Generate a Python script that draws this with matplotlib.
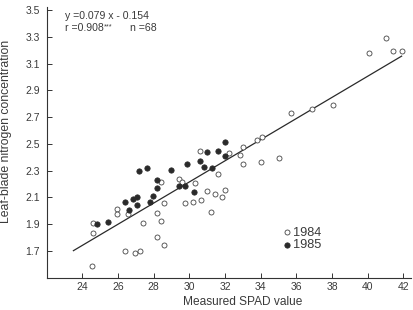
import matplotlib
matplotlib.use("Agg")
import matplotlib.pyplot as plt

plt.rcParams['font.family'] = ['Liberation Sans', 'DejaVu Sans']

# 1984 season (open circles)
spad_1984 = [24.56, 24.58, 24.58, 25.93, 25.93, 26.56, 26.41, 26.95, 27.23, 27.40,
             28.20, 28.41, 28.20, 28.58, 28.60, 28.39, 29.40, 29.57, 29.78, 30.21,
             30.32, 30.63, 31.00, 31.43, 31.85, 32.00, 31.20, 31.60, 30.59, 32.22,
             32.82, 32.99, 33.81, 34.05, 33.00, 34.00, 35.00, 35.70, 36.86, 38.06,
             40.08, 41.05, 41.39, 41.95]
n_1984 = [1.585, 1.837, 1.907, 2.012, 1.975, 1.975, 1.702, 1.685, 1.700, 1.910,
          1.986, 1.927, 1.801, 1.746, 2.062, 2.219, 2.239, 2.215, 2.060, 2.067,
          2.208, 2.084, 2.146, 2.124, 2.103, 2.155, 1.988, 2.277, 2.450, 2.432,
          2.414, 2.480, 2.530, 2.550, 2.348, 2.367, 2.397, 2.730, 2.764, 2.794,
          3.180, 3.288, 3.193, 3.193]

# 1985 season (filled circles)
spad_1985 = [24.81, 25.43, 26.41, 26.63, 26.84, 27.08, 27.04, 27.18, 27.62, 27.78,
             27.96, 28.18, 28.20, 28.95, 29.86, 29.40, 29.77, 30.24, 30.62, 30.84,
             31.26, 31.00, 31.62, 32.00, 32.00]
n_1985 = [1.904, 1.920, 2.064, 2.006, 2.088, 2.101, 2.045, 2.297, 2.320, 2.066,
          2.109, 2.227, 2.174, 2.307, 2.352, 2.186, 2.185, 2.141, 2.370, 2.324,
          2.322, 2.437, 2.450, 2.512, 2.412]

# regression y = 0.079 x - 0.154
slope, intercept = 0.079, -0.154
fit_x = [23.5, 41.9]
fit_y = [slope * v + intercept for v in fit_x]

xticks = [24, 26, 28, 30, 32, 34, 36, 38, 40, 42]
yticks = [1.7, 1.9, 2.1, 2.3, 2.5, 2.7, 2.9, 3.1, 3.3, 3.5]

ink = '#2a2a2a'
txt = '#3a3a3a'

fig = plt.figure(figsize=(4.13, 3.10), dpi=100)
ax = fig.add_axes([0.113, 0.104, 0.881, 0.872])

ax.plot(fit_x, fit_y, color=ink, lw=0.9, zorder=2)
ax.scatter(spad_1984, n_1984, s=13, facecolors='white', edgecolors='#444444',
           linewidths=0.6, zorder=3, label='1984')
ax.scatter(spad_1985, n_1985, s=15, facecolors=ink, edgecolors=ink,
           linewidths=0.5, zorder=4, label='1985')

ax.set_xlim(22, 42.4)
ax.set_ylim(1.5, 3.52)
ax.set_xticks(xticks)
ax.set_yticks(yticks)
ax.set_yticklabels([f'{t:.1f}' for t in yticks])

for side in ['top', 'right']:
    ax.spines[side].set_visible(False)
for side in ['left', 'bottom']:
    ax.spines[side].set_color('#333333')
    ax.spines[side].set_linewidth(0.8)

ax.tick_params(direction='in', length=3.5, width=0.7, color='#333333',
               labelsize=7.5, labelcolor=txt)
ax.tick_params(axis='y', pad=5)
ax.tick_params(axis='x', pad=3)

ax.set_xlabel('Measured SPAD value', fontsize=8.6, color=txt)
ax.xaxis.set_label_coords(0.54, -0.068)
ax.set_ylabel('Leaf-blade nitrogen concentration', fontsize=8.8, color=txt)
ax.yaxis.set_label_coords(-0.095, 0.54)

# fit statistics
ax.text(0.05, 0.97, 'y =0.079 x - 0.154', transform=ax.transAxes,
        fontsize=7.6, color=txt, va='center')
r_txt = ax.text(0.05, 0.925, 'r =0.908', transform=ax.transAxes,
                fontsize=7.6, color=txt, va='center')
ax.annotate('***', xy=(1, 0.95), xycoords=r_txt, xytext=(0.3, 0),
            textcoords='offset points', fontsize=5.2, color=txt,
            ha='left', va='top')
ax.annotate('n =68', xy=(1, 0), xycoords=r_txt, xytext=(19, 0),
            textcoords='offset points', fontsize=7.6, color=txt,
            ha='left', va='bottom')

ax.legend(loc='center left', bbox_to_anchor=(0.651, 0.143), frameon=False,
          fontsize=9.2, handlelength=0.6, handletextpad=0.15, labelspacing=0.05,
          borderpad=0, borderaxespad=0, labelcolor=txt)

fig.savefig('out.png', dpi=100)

#### [Exercise prompt]
Leaving the pictures aside, transcribe the entire listing exactly.

#### [The reply]
Generate a Python script that draws this with matplotlib.
import matplotlib
matplotlib.use("Agg")
import matplotlib.pyplot as plt

plt.rcParams['font.family'] = ['Liberation Sans', 'DejaVu Sans']

# 1984 season (open circles)
spad_1984 = [24.56, 24.58, 24.58, 25.93, 25.93, 26.56, 26.41, 26.95, 27.23, 27.40,
             28.20, 28.41, 28.20, 28.58, 28.60, 28.39, 29.40, 29.57, 29.78, 30.21,
             30.32, 30.63, 31.00, 31.43, 31.85, 32.00, 31.20, 31.60, 30.59, 32.22,
             32.82, 32.99, 33.81, 34.05, 33.00, 34.00, 35.00, 35.70, 36.86, 38.06,
             40.08, 41.05, 41.39, 41.95]
n_1984 = [1.585, 1.837, 1.907, 2.012, 1.975, 1.975, 1.702, 1.685, 1.700, 1.910,
          1.986, 1.927, 1.801, 1.746, 2.062, 2.219, 2.239, 2.215, 2.060, 2.067,
          2.208, 2.084, 2.146, 2.124, 2.103, 2.155, 1.988, 2.277, 2.450, 2.432,
          2.414, 2.480, 2.530, 2.550, 2.348, 2.367, 2.397, 2.730, 2.764, 2.794,
          3.180, 3.288, 3.193, 3.193]

# 1985 season (filled circles)
spad_1985 = [24.81, 25.43, 26.41, 26.63, 26.84, 27.08, 27.04, 27.18, 27.62, 27.78,
             27.96, 28.18, 28.20, 28.95, 29.86, 29.40, 29.77, 30.24, 30.62, 30.84,
             31.26, 31.00, 31.62, 32.00, 32.00]
n_1985 = [1.904, 1.920, 2.064, 2.006, 2.088, 2.101, 2.045, 2.297, 2.320, 2.066,
          2.109, 2.227, 2.174, 2.307, 2.352, 2.186, 2.185, 2.141, 2.370, 2.324,
          2.322, 2.437, 2.450, 2.512, 2.412]

# regression y = 0.079 x - 0.154
slope, intercept = 0.079, -0.154
fit_x = [23.5, 41.9]
fit_y = [slope * v + intercept for v in fit_x]

xticks = [24, 26, 28, 30, 32, 34, 36, 38, 40, 42]
yticks = [1.7, 1.9, 2.1, 2.3, 2.5, 2.7, 2.9, 3.1, 3.3, 3.5]

ink = '#2a2a2a'
txt = '#3a3a3a'

fig = plt.figure(figsize=(4.13, 3.10), dpi=100)
ax = fig.add_axes([0.113, 0.104, 0.881, 0.872])

ax.plot(fit_x, fit_y, color=ink, lw=0.9, zorder=2)
ax.scatter(spad_1984, n_1984, s=13, facecolors='white', edgecolors='#444444',
           linewidths=0.6, zorder=3, label='1984')
ax.scatter(spad_1985, n_1985, s=15, facecolors=ink, edgecolors=ink,
           linewidths=0.5, zorder=4, label='1985')

ax.set_xlim(22, 42.4)
ax.set_ylim(1.5, 3.52)
ax.set_xticks(xticks)
ax.set_yticks(yticks)
ax.set_yticklabels([f'{t:.1f}' for t in yticks])

for side in ['top', 'right']:
    ax.spines[side].set_visible(False)
for side in ['left', 'bottom']:
    ax.spines[side].set_color('#333333')
    ax.spines[side].set_linewidth(0.8)

ax.tick_params(direction='in', length=3.5, width=0.7, color='#333333',
               labelsize=7.5, labelcolor=txt)
ax.tick_params(axis='y', pad=5)
ax.tick_params(axis='x', pad=3)

ax.set_xlabel('Measured SPAD value', fontsize=8.6, color=txt)
ax.xaxis.set_label_coords(0.54, -0.068)
ax.set_ylabel('Leaf-blade nitrogen concentration', fontsize=8.8, color=txt)
ax.yaxis.set_label_coords(-0.095, 0.54)

# fit statistics
ax.text(0.05, 0.97, 'y =0.079 x - 0.154', transform=ax.transAxes,
        fontsize=7.6, color=txt, va='center')
r_txt = ax.text(0.05, 0.925, 'r =0.908', transform=ax.transAxes,
                fontsize=7.6, color=txt, va='center')
ax.annotate('***', xy=(1, 0.95), xycoords=r_txt, xytext=(0.3, 0),
            textcoords='offset points', fontsize=5.2, color=txt,
            ha='left', va='top')
ax.annotate('n =68', xy=(1, 0), xycoords=r_txt, xytext=(19, 0),
            textcoords='offset points', fontsize=7.6, color=txt,
            ha='left', va='bottom')

ax.legend(loc='center left', bbox_to_anchor=(0.651, 0.143), frameon=False,
          fontsize=9.2, handlelength=0.6, handletextpad=0.15, labelspacing=0.05,
          borderpad=0, borderaxespad=0, labelcolor=txt)

fig.savefig('out.png', dpi=100)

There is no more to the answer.